Dos factores primordiales provocaron el despliegue del afrancesamiento en Mérida: en lo político, esta ciudad fungía como la capital de Yucatán desde su fundación, en 1542, y en lo económico, las fabulosas ganancias del henequén –industria que alcanzó su auge a finales del siglo XIX– se invirtieron en construcciones y mejoras materiales que embellecieron a esta urbe.
A lo largo del periodo que va de 1860 a 1914, Mérida registró un crecimiento sin precedentes.
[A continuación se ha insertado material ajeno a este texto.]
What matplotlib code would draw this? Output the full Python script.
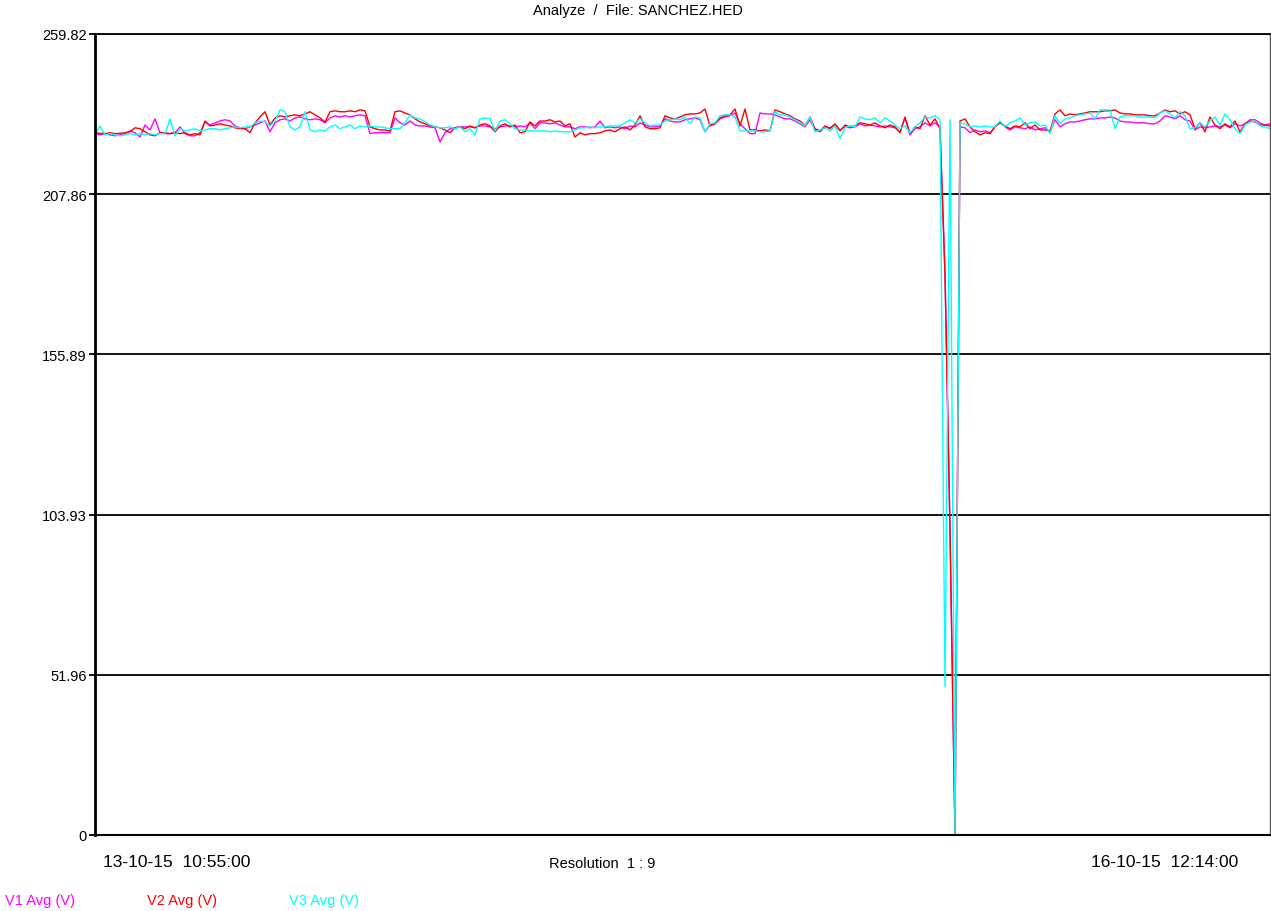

Entre 1860 y 1870, distintos gobiernos yucatecos, ante la imposibilidad de disponer de fondos para construir edificios ex profeso, fundaron el Hospital General en un convento abandonado, el Instituto Literario de Yucatán en la sede del Comisariato imperial de Yucatán y el Instituto Literario de Niñas en el ex convento de monjas concepcionistas.
En la siguiente década, en el porfiriato temprano, se inauguró un periodo constructivo inédito: en cuanto a la obra pública, se comenzó a erigir un nuevo palacio de gobierno (1879-1892), se inauguró el servicio de tranvías entre los suburbios meridanos (1880), se concluyó el ferrocarril Mérida-Progreso (1881) y se proyectó el Paseo Montejo (1888-1906).
Entre 1886 y 1889, las líneas férreas y telegráficas (y alguna que otra telefónica) se extendieron de la capital peninsular hacia Temax, Campeche, Valladolid, Espita y Tizimán y comenzó a funcionar la primera planta eléctrica que iluminó las cuadras en torno a la Plaza Grande.
En esta época, los liberales yucatecos tuvieron una manía por rebautizar el nombre de lugares públicos con el de próceres de la Guerra de Castas y de la lucha contra el Segundo Imperio, las calles y las poblaciones del interior del estado recibieron el nombre de militares y políticos distinguidos, el teatro de San Carlos se renombró José Peón Contreras (1879), el Hospital General se llamó Agustín O’Horán (1883) y las plazas de los barrios recibieron apelativos como Andrés Quintana Roo (barrio de Santa Anna) o Vicente María Veláquez (barrio de San Juan).
Ya en las postrimerías del porfiriato, las plazas se embellecieron con estatuas como las de Manuel Cepeda Peraza (1895), Justo Sierra O’Reilly (1906) y Benito Juárez García (1910), y los edificios emblemáticos de la urbe yucateca se decoraron con bustos de próceres como Agustín O’Horán, José Peón Contreras, Olegario Molina Solís, Norberto Domínguez Elizalde, Crescencio Carrillo Ancona, Rita Cetina Gutiérrez, Porfirio Díaz y Francisco Cantán entre muchos otros.